Ebitemp also reported that average working hours per employee grew by 5.1 percent over the last year. That means businesses asked current workers to stay on the job more time in lieu of taking on new employees.

"Companies are worried about taking on new full-time workers," Marco Leonardi, an economist with the Department for the Study of Labor and Welfare at the State University of Milan, told Xinhua. "In past years, it was difficult to fire workers without clear cause but the process was at least certain. Now it is unclear."

Leonardi explained that the firing of a female worker in 2017 -- the identity of the worker and the company are not public - has proved to be a test case after the 2015 labor reform, which aimed to encourage companies to take on full-time workers.

"There was a boom in the hiring of permanent workers after 2015 because of the new reform," Leonardi said. "But now, until there's a court ruling on this lawsuit, things are much less clear."

Italian media reports said the case could be decided next year.

"This trend is happening because many Italian companies are too short-sighted," said Corrado Ezio Barachetti, the national coordinator for labor markets with the Italian General Confederation of Labor, or CGIL, the country's largest trade union.

"Hiring and training a full-time worker is an investment in quality," Barachetti said in an interview. "Italian companies are looking to cut costs instead of improving quality. But a company cannot effectively compete in a global market unless it produces goods and services of the highest quality."

Italy's labor reform, passed with great fanfare in 2015, was intended to have the opposite effect. Though it only had an impact after workers were hired, it would gradually make it easier for companies to fire workers on the theory that such a change would make them more likely to hire them in the first place.

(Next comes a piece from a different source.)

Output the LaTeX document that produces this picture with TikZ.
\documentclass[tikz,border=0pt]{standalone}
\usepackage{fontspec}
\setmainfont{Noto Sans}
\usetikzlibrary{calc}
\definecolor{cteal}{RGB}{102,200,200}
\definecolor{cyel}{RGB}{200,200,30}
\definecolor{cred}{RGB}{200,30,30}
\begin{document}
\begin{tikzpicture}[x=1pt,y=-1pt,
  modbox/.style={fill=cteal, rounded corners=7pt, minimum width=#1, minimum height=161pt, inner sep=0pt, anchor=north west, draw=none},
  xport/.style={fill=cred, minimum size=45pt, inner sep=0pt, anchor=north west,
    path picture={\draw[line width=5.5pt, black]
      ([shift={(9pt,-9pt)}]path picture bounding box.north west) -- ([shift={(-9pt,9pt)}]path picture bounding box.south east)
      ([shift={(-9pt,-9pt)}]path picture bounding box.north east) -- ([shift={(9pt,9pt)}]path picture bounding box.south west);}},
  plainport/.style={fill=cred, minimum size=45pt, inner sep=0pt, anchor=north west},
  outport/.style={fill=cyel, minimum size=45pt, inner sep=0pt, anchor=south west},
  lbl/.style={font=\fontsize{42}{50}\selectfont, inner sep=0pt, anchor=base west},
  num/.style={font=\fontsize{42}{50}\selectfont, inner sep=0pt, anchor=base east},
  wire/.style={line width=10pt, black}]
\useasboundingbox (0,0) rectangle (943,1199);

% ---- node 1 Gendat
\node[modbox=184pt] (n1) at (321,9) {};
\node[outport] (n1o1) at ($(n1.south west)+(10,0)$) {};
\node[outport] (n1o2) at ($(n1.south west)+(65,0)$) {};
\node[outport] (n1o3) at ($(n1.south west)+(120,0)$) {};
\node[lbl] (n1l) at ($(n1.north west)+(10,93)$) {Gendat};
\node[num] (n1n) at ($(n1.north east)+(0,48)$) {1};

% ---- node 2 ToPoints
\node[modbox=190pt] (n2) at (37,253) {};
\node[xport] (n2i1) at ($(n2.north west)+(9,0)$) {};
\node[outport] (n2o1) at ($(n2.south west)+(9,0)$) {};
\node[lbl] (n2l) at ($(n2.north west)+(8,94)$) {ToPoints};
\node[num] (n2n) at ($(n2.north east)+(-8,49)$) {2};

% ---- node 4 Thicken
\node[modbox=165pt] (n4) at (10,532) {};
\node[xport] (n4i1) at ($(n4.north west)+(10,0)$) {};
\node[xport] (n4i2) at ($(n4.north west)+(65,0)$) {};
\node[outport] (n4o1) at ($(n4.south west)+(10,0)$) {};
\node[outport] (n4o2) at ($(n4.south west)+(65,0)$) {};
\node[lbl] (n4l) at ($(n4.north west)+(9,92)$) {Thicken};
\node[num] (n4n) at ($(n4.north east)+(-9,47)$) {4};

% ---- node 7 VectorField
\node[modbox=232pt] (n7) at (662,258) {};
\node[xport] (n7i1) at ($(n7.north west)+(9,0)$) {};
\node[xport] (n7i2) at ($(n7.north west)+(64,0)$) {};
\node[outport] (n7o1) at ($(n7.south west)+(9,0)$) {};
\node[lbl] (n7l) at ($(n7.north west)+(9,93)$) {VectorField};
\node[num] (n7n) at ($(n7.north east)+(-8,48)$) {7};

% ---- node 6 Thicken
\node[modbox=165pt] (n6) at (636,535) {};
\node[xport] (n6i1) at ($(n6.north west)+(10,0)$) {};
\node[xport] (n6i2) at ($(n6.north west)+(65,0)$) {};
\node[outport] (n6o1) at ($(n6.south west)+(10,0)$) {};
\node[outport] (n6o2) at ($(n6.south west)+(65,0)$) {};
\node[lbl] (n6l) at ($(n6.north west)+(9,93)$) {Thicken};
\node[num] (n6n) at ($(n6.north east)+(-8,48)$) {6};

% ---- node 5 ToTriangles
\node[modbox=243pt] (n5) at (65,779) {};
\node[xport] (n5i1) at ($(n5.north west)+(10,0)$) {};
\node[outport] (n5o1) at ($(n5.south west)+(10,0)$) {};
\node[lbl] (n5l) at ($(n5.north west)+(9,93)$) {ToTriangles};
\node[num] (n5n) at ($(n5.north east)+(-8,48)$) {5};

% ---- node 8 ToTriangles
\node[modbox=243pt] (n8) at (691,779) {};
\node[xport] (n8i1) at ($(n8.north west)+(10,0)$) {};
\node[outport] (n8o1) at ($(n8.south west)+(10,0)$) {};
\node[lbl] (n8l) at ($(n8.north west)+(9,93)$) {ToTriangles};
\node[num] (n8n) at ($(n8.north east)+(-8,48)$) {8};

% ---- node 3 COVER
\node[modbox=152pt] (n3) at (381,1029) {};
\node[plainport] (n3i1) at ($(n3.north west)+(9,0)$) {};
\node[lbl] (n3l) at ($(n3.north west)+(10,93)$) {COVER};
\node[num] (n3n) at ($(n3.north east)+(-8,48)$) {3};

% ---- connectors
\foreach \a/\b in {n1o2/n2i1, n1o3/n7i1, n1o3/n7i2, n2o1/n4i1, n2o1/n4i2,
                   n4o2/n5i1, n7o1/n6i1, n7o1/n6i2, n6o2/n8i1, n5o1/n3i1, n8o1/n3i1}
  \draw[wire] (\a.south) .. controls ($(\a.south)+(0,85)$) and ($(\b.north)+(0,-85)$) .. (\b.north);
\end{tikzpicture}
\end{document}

The worker behind the 2017 lawsuit was hired after the 2015 reform.

The first move of the new Italian government, in power since June, was to pass what is called a "Dignity Decree," in effect reforming the 2015 reform. The latest decree reduced the maximum length or temporary contracts from three years to two, and it limited renewals to four, one less than before. So far, however, statistics show the decree has had a limited impact.